The capsules were a success. They put the box in the blue jug on the mantelpiece while Joey was watching with his ripe blackberry eyes, and then left him alone. Quite soon they heard a terrible racket. The sitting-room looked like an earthquake. Chairs were overturned, one curtain torn down, the poker stuck through the wastebasket, the tablecloth torn off and wrapped round the monkey, who was rolling about on the floor with streaming eyes, sneezing and sneezing.
‘That’s cruel,’ Michael said.
‘It’s to save his life. He’ll be all right in a - in a —’ Carrie clapped her hand over her face and exploded through it like a volcano. Joey had scattered the pepper all over the room.

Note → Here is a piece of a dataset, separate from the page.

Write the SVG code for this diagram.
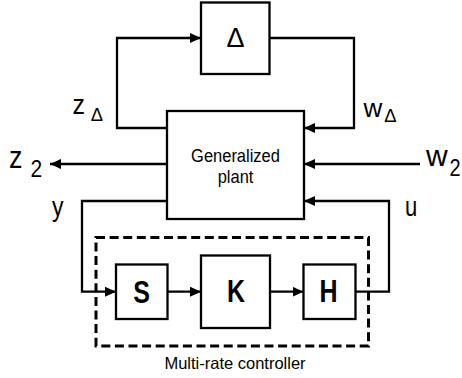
<svg xmlns="http://www.w3.org/2000/svg" width="462" height="378" viewBox="0 0 462 378">
<style>
.box{fill:#fff;stroke:#000;stroke-width:2.3}
.ln{fill:none;stroke:#000;stroke-width:2.3}
.t{font-family:"Liberation Sans",Arial,sans-serif;fill:#000}
.b{font-family:"Liberation Sans",Arial,sans-serif;font-weight:bold;fill:#000}
</style>
<defs>
<marker id="ah" markerUnits="userSpaceOnUse" markerWidth="12" markerHeight="12" refX="11" refY="5" orient="auto">
<path d="M0,0 L11,5 L0,10 Z" fill="#000"/>
</marker>
</defs>
<rect width="462" height="378" fill="#fff"/>
<g id="connectors">
<path class="ln" d="M167,128 H117 V38 H201" marker-end="url(#ah)"/>
<path class="ln" d="M269,38 H354 V128 H304" marker-end="url(#ah)"/>
<path class="ln" d="M167,164 H50" marker-end="url(#ah)"/>
<path class="ln" d="M420,164 H304" marker-end="url(#ah)"/>
<path class="ln" d="M167,201 H82 V291.7 H116" marker-end="url(#ah)"/>
<path class="ln" d="M167,291.7 H201" marker-end="url(#ah)"/>
<path class="ln" d="M270,291.7 H303.5" marker-end="url(#ah)"/>
<path class="ln" d="M355.5,291.7 H389 V201 H304" marker-end="url(#ah)"/>
</g>
<g id="delta">
<rect class="box" x="201" y="2.5" width="68.5" height="71.5"/>
<text class="t" x="235.5" y="46.7" font-size="28" text-anchor="middle" textLength="18" lengthAdjust="spacingAndGlyphs">Δ</text>
</g>
<g id="plant">
<rect class="box" x="167" y="111" width="137" height="108"/>
<text class="t" transform="translate(235.5,161.5) scale(1,1.12)" font-size="16.5" text-anchor="middle">Generalized</text>
<text class="t" transform="translate(235.5,182.5) scale(1,1.12)" font-size="16.5" text-anchor="middle">plant</text>
</g>
<g id="controller">
<rect x="96" y="237.5" width="272.5" height="108.5" fill="none" stroke="#000" stroke-width="3" stroke-dasharray="9 4.6"/>
<text class="t" x="235" y="369.3" font-size="16.5" text-anchor="middle">Multi-rate controller</text>
</g>
<g id="S">
<rect class="box" x="116" y="264.5" width="51.5" height="54.5"/>
<text class="b" transform="translate(141.5,303.3) scale(1,1.22)" font-size="25" text-anchor="middle">S</text>
</g>
<g id="K">
<rect class="box" x="201" y="255.5" width="69" height="72.5"/>
<text class="b" transform="translate(236,301.7) scale(1,1.22)" font-size="25" text-anchor="middle">K</text>
</g>
<g id="H">
<rect class="box" x="303.5" y="264.5" width="52" height="54.5"/>
<text class="b" transform="translate(328.5,302.3) scale(1,1.22)" font-size="25" text-anchor="middle">H</text>
</g>
<g id="labels">
<text class="t" transform="translate(72.5,113.5) scale(1,1.1)" font-size="25">z</text>
<text class="t" x="90.7" y="120.7" font-size="19" textLength="12.3" lengthAdjust="spacingAndGlyphs">Δ</text>
<text class="t" transform="translate(363.5,116.7)" font-size="26">w</text>
<text class="t" x="384.2" y="121.7" font-size="19" textLength="12.3" lengthAdjust="spacingAndGlyphs">Δ</text>
<text class="t" transform="translate(9,168.3) scale(1,1.15)" font-size="27">z</text>
<text class="t" transform="translate(30.5,176.7) scale(1,1.15)" font-size="21">2</text>
<text class="t" transform="translate(426,166.3)" font-size="30">w</text>
<text class="t" transform="translate(449.5,176.3) scale(1,1.15)" font-size="20">2</text>
<text class="t" transform="translate(52,215.5) scale(1,1.2)" font-size="23">y</text>
<text class="t" transform="translate(405,215.5) scale(1,1.25)" font-size="22">u</text>
</g>
</svg>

But the woolly monkey was not all right. He went on sneezing. Then he began to cough and wheeze. Instead of jumping about, always trying to be higher than everyone and throwing nutshells at your head, he walked like a crab, feebly sideways, or sat in a corner with his blanket over his head and his mouth stretched in a shape of woe.
‘What’s the matter?’ Michael cuddled him. ‘What’s the matter, poor woollen monkey?’ But Joey would only go, Oh…oh…’
‘Monkeys only talk to each other,’ Carrie said. ‘They’d never let people know if they could talk, in case they were made to work and pay taxes.’
Because they thought it might still be the effects of the Monkey Puzzle Pills, they did not take him back to the vet for a while. But when they did, Mr Harvey took Joey’s temperature, shot up his curly eyebrows and brought them down again in a worried frown.
‘Hundred and four. Looks like pneumonia.’
‘What can you do?’ They looked at him; Carrie, Liza, Em and Michael, waiting.
‘Don’t look at me like that.’ The young vet spread his hands helplessly. ‘I’m not a monkey expert. It’s easy for a doctor. He has only one kind of animal to learn about -people. A vet knows dogs and cats and horses and cows and pigs, but he can’t know
everything.’
‘It says, “Also Monkey Doctor”.’ Michael pointed
trustingly to the label Mr Harvey had stuck on his veterinary certificate.
‘Oh Lord — ‘ he swung away and reached for the telephone. ‘There’s a girl I know at the zoo over near Nettle-field. I’m going to ask her. Zoo hospital? Miss Lynch please … Hullo - Jan? Alec Harvey. Look, I need your help.’
When he put down the telephone, he unbuttoned his white surgery jacket. ‘She says bring the monkey to her at once. She’ll find out what bug he’s got, and put him in a special oxygen cage. I’ll drive you. Tom, you hang on here. Take the temperatures and give the medicines. Check the stitches on that dog’s leg. If anyone comes in, do first aid, or whatever. Ask them to come back.’